Patent Box: streaming: overview
This chapter on streaming refers to choices and requirements under the old Patent Box regime. Once a company is within the new regime see CIRD270100 then streaming is mandatory. However, the method of allocating expenses at CIRD230120 and the examples at the end of the chapter may prove helpful for streaming in the new regime.
In some instances apportioning the profits of a trade by using a simple ratio of RIPI to total gross income will not give an acceptable estimate of the company’s actual profits from exploitation of its qualifying IP rights.
Why a company may wish to stream
In circumstances where a company has a significant amount of non-IP income that produces relatively little profit and a smaller amount of income that is relevant IP income but produces a much larger level of profit the normal apportionment rules (CIRD220110) will be to the company’s disadvantage.
A company which manufactures and sells a range of established products, none of which incorporate items protected by qualifying IP. The turnover from this activity is £9m but its expenses are also £9m and so its net profits are nil. The company also owns qualifying IP which it developed many years previously and has licensed out to another business which takes care of manufacturing, marketing, distribution and sales. It receives an annual licence fee of £1m and has no costs so its profit is £1m.
If the trade profits of £1m are apportioned by the ratio of RIPI to total gross income the result will be: £1m/£10m x £1m = £100,000.
But clearly in this example the company will want, substantially, all of the profits of £1m to qualify for the Patent Box. It may therefore make a ‘streaming election’.
An election made under S357D(1) is a ‘streaming election’.
A streaming election has effect:
- for the accounting period for which it is made, and
- for each subsequent accounting period.
This is subject to S357DB (method of allocation) (CIRD230120).
Where streaming applies the company must divide its trading income into two streams: one consisting of relevant IP income, the other being all other trading income. The company must then allocate its trading expenses between the two streams on a just and reasonable basis.
Why mandatory streaming may apply
In some cases a company will be required to stream - if any of the mandatory streaming conditions in S357DC (CIRD230140) are met in relation to a trade of a company for an accounting period, the company must apply streaming (that is apply S357DA instead of S357C) for the purposes of determining the relevant IP profits of the trade for that accounting period (CIRD230110).

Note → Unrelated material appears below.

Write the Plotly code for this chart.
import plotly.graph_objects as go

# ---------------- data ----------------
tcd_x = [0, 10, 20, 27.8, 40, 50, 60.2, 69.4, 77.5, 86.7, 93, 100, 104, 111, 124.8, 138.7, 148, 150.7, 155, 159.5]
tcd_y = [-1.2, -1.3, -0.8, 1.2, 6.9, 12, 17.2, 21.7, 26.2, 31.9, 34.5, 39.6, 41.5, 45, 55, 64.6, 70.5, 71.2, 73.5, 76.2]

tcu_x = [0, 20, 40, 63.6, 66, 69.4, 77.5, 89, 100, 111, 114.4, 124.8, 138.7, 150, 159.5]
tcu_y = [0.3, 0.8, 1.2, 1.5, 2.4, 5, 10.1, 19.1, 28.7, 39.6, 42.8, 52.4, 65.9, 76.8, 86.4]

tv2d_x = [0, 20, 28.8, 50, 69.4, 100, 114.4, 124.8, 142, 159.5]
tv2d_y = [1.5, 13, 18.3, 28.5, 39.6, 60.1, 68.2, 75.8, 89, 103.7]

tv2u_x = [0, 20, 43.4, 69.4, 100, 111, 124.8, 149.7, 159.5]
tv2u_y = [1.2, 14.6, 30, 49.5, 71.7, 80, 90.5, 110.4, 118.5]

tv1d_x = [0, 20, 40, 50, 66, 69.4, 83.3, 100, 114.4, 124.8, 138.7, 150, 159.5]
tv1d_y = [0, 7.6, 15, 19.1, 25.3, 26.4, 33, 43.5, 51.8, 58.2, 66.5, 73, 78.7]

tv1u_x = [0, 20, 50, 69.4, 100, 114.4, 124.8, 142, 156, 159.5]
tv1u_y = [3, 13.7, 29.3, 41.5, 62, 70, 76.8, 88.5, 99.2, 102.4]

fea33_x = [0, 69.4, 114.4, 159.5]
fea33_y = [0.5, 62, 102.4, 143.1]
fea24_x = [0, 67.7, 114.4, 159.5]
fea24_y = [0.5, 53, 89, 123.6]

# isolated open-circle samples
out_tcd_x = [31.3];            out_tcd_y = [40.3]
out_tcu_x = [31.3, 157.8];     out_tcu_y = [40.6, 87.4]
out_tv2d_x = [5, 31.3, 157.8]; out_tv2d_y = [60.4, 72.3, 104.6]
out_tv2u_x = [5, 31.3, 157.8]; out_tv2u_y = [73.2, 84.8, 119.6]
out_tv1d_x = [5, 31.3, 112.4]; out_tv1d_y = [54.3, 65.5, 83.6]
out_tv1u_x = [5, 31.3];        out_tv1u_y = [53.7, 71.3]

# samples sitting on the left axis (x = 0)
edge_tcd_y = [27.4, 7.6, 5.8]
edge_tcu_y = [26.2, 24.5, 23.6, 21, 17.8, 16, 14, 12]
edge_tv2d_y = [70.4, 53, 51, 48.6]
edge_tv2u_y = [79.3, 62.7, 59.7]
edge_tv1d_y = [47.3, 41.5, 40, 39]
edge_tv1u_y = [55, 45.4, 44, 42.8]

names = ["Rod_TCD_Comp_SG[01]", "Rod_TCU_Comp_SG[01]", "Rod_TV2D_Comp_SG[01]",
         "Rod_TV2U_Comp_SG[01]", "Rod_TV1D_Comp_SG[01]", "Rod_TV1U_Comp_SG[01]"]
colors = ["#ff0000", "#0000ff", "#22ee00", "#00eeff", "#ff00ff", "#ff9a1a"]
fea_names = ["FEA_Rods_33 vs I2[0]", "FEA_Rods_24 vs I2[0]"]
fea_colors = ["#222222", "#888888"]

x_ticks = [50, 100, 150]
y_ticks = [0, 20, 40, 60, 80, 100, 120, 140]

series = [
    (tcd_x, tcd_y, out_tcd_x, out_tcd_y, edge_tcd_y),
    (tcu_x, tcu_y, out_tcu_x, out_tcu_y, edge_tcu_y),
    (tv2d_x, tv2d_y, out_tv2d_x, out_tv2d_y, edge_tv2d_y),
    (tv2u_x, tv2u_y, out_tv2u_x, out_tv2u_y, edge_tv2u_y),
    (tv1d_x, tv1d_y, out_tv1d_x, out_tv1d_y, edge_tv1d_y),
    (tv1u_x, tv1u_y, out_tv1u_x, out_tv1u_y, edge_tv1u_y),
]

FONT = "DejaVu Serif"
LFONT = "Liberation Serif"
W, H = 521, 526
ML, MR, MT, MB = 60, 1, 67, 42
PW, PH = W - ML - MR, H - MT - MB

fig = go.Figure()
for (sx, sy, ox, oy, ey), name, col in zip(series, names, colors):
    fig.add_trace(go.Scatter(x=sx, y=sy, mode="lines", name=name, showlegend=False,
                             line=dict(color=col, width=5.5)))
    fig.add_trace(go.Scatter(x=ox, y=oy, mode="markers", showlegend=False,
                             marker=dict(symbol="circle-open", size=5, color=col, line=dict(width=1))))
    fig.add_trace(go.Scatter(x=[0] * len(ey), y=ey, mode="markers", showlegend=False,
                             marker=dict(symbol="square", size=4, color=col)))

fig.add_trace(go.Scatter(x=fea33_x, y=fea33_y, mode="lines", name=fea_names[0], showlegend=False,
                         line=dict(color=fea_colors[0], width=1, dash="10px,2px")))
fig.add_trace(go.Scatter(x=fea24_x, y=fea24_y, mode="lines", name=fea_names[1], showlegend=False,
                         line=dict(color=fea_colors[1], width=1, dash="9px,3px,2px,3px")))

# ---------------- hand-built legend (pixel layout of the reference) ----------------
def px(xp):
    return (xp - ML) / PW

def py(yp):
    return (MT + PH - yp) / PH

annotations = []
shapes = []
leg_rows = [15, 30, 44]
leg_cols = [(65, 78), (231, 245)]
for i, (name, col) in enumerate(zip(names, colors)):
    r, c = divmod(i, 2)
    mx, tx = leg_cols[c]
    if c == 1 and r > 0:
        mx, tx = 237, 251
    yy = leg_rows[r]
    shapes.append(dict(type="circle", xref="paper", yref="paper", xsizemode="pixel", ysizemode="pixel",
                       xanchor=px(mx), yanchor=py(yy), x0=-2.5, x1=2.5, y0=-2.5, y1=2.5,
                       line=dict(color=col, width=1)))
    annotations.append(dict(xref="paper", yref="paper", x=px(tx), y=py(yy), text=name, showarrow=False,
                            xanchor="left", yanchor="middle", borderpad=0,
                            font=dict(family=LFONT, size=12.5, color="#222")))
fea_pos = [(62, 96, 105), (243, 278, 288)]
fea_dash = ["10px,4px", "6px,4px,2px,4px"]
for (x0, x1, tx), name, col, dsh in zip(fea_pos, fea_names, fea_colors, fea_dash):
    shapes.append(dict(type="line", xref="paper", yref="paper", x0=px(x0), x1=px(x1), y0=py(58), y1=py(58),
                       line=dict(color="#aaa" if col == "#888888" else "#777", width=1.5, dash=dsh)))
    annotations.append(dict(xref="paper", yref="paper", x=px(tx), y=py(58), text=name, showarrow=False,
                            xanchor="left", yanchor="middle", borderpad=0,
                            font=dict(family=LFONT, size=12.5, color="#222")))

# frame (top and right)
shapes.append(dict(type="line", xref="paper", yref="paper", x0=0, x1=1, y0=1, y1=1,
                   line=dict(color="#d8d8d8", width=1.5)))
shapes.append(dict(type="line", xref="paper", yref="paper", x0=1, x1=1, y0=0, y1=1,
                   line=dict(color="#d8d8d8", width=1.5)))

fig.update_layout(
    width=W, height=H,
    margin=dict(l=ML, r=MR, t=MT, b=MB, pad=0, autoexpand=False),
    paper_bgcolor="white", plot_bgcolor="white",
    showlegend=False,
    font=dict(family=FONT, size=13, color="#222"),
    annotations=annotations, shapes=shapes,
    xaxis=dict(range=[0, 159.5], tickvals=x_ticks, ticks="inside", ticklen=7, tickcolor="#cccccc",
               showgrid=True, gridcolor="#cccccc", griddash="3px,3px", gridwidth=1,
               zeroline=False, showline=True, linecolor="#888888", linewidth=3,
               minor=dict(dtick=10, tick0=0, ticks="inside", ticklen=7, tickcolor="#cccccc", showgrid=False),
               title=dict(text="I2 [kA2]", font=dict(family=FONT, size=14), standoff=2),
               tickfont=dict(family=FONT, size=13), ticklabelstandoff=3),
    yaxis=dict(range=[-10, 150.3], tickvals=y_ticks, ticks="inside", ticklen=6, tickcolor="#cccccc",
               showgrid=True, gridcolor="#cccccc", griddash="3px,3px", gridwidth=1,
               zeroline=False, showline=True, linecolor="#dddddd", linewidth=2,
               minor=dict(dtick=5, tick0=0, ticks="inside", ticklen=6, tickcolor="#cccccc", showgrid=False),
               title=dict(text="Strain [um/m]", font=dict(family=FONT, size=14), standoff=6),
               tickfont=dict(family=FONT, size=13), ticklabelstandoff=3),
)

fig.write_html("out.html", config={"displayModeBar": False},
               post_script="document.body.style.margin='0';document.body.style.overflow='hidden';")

A company manufactures and sells items which rely on qualifying IP rights and also receives licence royalties in respect of non-qualifying IP. The company’s receipts from exploiting qualifying IP rights are £9m but its costs are also £9m so it generates a profit of nil. Its licence income is £1m all of which is profit.

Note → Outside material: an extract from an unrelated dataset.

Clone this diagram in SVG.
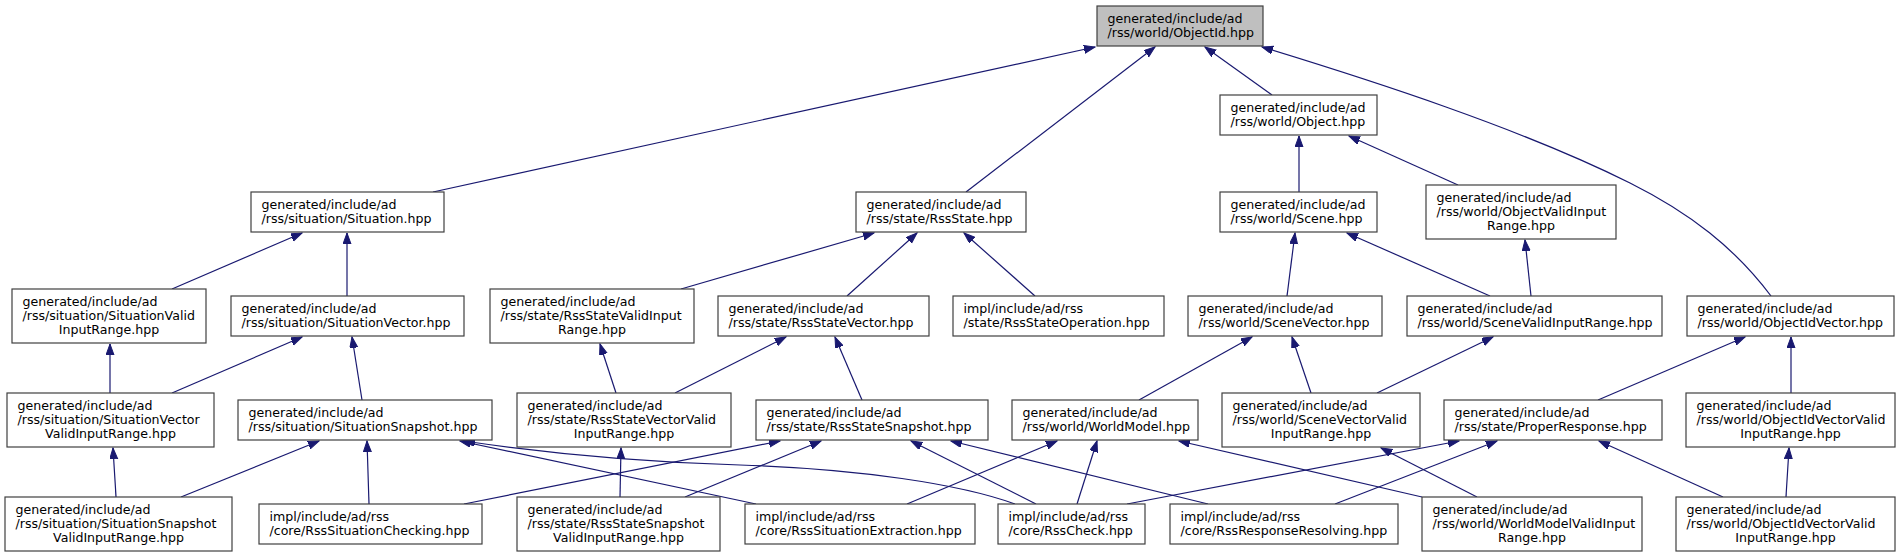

If the trade profits of £1m are apportioned by the ratio of RIPI to total income the result will be: £9m/ £10m x £1m = £9m. So £900,000 of profit from non-qualifying IP will potentially qualify as RP if streaming is not mandated.
Streaming and notional royalties
Where a company computes the majority of its relevant IP income as a notional royalty (CIRD220250) it is likely to be beneficial for it to elect to stream. This is because as the notional royalty relates to the bare patent, the trade costs associated with it are likely to be relatively small (the only exception being R&D expenditure where a reasonable proportion of the expenditure will need to be allocated).